— REQUIREMENTS —
Where a line of the material contains the string "this", copy that line.

======== ROWS

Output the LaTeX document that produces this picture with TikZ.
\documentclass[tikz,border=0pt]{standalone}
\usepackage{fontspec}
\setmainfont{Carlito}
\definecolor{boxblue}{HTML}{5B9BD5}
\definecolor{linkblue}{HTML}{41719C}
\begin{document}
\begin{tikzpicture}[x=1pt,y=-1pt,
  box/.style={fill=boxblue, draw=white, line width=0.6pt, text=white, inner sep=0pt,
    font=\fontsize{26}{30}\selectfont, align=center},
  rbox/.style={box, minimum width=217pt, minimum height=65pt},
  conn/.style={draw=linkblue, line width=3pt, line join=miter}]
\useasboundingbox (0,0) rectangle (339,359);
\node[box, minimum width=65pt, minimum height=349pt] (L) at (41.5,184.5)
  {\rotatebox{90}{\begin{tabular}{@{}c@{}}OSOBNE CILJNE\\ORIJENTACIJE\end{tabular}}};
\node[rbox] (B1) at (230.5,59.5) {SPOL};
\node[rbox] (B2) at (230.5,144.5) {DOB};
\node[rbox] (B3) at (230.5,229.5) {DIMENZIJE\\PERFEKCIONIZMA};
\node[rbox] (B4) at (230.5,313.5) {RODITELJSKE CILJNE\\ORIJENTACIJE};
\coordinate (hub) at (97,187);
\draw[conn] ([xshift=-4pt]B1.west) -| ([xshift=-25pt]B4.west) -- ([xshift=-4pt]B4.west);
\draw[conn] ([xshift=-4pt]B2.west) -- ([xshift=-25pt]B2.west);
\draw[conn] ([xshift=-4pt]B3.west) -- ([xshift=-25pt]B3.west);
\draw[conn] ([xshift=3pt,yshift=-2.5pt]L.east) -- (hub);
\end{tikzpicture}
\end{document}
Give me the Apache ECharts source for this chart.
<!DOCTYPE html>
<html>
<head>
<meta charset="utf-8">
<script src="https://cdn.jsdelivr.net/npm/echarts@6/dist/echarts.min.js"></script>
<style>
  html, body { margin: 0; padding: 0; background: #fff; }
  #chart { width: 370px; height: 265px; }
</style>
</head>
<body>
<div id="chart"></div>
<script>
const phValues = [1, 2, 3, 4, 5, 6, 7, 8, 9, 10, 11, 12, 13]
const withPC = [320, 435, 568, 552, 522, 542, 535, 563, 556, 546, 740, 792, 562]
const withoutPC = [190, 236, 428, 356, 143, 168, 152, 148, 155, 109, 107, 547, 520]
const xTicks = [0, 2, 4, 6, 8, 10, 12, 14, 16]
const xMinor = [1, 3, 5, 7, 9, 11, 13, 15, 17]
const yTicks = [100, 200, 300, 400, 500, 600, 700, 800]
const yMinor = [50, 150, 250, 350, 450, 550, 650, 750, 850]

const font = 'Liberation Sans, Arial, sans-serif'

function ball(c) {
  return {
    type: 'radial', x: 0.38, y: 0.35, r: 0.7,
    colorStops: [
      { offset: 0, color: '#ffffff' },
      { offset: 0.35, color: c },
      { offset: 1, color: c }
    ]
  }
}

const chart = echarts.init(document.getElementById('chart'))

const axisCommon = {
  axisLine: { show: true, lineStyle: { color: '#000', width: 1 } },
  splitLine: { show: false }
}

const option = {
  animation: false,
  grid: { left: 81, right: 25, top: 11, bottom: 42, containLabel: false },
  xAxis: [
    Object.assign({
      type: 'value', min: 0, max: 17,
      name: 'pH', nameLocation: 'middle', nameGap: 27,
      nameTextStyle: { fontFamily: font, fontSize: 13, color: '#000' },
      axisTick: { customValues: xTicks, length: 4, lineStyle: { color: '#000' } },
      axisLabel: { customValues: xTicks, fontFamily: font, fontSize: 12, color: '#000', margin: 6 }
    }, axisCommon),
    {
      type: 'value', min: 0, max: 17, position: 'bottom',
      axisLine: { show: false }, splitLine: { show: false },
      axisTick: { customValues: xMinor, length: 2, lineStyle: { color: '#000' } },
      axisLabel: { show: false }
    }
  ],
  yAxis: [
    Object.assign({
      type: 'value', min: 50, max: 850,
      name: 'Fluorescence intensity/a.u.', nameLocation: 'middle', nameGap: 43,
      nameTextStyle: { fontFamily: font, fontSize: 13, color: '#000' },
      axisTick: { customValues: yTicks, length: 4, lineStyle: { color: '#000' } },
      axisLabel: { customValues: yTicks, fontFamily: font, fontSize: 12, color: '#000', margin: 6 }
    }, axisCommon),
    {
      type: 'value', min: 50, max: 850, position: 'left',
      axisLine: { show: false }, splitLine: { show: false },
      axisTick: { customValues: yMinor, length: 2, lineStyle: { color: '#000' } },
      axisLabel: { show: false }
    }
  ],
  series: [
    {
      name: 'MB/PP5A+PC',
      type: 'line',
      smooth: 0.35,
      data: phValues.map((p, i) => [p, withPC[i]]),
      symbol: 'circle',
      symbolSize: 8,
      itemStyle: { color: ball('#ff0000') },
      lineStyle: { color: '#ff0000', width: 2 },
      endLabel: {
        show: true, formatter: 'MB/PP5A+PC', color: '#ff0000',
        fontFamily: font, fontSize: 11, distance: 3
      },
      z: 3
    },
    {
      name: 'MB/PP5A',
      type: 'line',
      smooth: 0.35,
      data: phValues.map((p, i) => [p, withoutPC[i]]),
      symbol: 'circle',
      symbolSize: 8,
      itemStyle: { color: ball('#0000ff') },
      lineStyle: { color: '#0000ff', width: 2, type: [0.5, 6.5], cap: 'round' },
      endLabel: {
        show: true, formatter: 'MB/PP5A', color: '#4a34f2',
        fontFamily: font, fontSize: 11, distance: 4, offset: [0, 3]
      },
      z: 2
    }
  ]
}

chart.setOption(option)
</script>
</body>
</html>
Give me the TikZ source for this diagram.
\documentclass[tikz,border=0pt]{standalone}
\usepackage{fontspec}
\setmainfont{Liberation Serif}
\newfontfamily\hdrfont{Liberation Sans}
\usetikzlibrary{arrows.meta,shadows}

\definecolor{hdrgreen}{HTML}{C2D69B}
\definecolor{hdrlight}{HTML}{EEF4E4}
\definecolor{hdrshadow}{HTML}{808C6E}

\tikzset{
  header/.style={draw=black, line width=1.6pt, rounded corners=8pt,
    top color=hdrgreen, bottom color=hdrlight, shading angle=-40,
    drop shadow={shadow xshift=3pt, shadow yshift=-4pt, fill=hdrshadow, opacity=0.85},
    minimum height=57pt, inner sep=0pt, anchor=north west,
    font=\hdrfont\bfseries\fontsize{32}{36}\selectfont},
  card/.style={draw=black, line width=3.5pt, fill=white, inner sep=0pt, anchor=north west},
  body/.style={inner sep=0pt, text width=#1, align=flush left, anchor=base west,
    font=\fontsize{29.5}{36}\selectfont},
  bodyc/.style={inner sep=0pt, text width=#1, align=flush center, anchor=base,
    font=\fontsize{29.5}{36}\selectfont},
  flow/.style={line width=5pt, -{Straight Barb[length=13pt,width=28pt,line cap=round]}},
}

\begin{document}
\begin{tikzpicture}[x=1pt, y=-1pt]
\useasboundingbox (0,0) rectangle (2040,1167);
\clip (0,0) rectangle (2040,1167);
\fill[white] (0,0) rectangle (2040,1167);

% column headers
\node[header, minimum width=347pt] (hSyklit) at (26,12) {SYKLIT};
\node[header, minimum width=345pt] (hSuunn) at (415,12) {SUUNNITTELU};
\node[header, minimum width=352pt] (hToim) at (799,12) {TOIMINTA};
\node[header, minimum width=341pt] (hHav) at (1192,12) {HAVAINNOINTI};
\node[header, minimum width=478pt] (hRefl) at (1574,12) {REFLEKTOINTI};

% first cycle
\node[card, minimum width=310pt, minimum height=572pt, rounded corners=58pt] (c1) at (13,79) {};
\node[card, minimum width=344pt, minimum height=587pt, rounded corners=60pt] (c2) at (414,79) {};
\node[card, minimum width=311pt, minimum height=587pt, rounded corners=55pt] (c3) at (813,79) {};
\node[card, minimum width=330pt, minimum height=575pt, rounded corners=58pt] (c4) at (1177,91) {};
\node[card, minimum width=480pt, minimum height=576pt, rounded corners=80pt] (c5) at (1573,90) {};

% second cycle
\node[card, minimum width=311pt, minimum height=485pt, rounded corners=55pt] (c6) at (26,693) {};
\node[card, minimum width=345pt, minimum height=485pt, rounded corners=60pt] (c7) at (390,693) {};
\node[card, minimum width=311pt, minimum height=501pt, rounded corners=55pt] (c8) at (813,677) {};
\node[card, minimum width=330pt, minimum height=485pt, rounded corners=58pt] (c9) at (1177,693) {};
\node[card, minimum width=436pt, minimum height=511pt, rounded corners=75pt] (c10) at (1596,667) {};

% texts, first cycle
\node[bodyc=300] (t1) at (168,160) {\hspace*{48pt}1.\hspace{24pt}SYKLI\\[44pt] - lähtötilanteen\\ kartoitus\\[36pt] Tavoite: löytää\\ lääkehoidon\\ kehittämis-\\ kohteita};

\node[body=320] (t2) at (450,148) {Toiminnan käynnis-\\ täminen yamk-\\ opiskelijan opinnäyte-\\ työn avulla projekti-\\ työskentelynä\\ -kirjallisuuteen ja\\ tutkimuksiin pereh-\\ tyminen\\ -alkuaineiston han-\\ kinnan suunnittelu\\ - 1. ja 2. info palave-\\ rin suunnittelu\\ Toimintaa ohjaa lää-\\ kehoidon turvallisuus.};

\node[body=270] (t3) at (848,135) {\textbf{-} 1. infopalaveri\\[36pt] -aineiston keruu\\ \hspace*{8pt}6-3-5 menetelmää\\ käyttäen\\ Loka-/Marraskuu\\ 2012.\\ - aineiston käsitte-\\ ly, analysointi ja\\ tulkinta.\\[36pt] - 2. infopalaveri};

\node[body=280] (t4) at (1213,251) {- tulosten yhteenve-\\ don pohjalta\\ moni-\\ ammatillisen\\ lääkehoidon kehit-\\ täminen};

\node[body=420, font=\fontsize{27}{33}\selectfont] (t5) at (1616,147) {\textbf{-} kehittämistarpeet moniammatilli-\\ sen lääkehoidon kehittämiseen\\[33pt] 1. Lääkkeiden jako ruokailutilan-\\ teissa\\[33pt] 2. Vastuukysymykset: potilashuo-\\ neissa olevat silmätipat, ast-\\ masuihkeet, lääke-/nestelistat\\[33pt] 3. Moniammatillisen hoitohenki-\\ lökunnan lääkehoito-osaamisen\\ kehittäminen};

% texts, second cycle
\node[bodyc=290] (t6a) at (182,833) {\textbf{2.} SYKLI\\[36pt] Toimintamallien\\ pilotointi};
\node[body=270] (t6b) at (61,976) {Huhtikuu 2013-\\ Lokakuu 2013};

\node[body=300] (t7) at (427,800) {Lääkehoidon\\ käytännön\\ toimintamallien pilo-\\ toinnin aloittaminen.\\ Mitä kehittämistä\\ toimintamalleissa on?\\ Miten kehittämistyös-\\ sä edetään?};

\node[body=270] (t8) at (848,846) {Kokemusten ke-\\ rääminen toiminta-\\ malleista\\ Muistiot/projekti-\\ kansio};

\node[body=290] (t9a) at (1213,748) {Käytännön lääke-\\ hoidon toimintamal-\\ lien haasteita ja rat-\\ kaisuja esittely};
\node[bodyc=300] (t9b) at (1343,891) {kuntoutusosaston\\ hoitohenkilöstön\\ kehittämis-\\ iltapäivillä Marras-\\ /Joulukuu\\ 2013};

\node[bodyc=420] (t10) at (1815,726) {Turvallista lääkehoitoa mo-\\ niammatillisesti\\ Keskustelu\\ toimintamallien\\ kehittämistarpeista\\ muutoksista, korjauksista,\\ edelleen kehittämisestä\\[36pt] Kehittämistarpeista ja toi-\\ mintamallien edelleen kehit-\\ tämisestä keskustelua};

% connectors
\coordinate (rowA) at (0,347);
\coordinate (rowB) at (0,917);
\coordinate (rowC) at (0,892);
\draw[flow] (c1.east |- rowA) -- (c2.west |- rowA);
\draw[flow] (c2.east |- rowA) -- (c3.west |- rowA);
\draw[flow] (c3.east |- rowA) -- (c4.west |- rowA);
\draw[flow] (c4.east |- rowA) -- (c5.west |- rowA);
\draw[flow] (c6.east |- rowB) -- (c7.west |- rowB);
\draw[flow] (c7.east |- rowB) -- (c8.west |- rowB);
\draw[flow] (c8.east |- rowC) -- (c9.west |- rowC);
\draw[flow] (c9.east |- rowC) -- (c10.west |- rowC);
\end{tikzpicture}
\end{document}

================

— EXERCISE ANSWER —
Output the LaTeX document that produces this picture with TikZ.
Give me the Apache ECharts source for this chart.
Give me the TikZ source for this diagram.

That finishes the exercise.